Where a line holds the word "this", copy that line.

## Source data
Begin

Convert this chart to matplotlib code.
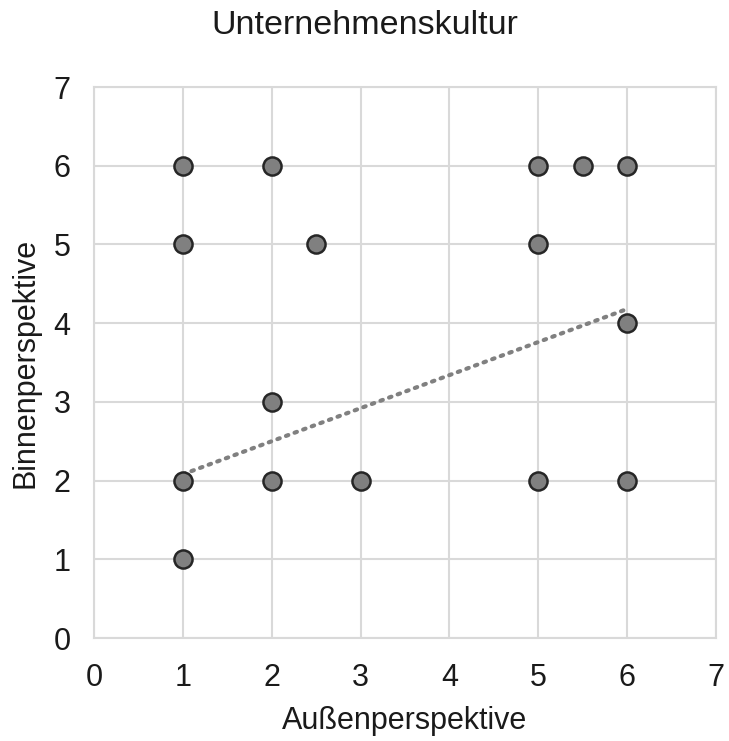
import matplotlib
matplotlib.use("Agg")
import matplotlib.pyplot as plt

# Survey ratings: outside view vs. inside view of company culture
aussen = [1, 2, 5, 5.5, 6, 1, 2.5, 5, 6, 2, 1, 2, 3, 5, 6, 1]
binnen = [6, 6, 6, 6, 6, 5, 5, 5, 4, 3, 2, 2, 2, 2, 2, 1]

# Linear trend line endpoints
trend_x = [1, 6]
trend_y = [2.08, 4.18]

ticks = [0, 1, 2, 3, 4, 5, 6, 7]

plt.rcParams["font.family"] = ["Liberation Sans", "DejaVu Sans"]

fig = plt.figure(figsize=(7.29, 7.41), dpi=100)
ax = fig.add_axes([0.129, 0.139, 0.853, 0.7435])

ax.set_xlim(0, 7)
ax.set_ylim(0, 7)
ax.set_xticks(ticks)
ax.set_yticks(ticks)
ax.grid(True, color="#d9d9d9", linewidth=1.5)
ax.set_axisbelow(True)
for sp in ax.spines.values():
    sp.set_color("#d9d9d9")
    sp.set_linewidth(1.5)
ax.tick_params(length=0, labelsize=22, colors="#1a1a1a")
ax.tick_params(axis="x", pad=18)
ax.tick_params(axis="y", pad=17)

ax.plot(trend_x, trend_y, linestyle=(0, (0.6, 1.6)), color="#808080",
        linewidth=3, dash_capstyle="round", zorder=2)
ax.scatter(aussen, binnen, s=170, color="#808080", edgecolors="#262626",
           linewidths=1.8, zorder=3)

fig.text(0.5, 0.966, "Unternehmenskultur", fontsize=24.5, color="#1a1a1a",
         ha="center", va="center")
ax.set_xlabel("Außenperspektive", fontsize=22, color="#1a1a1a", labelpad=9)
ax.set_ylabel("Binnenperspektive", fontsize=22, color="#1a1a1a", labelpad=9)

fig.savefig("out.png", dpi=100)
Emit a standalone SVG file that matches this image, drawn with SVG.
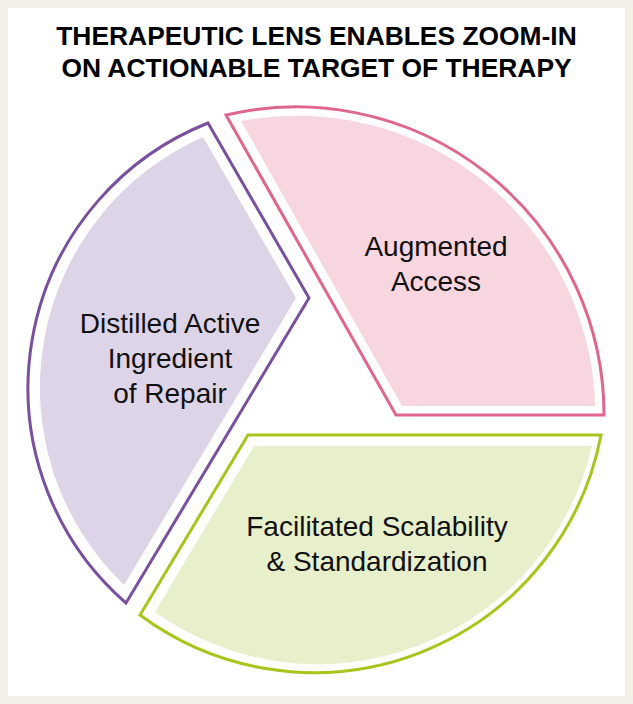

End

## Final result
Convert this chart to matplotlib code.
Emit a standalone SVG file that matches this image, drawn with SVG.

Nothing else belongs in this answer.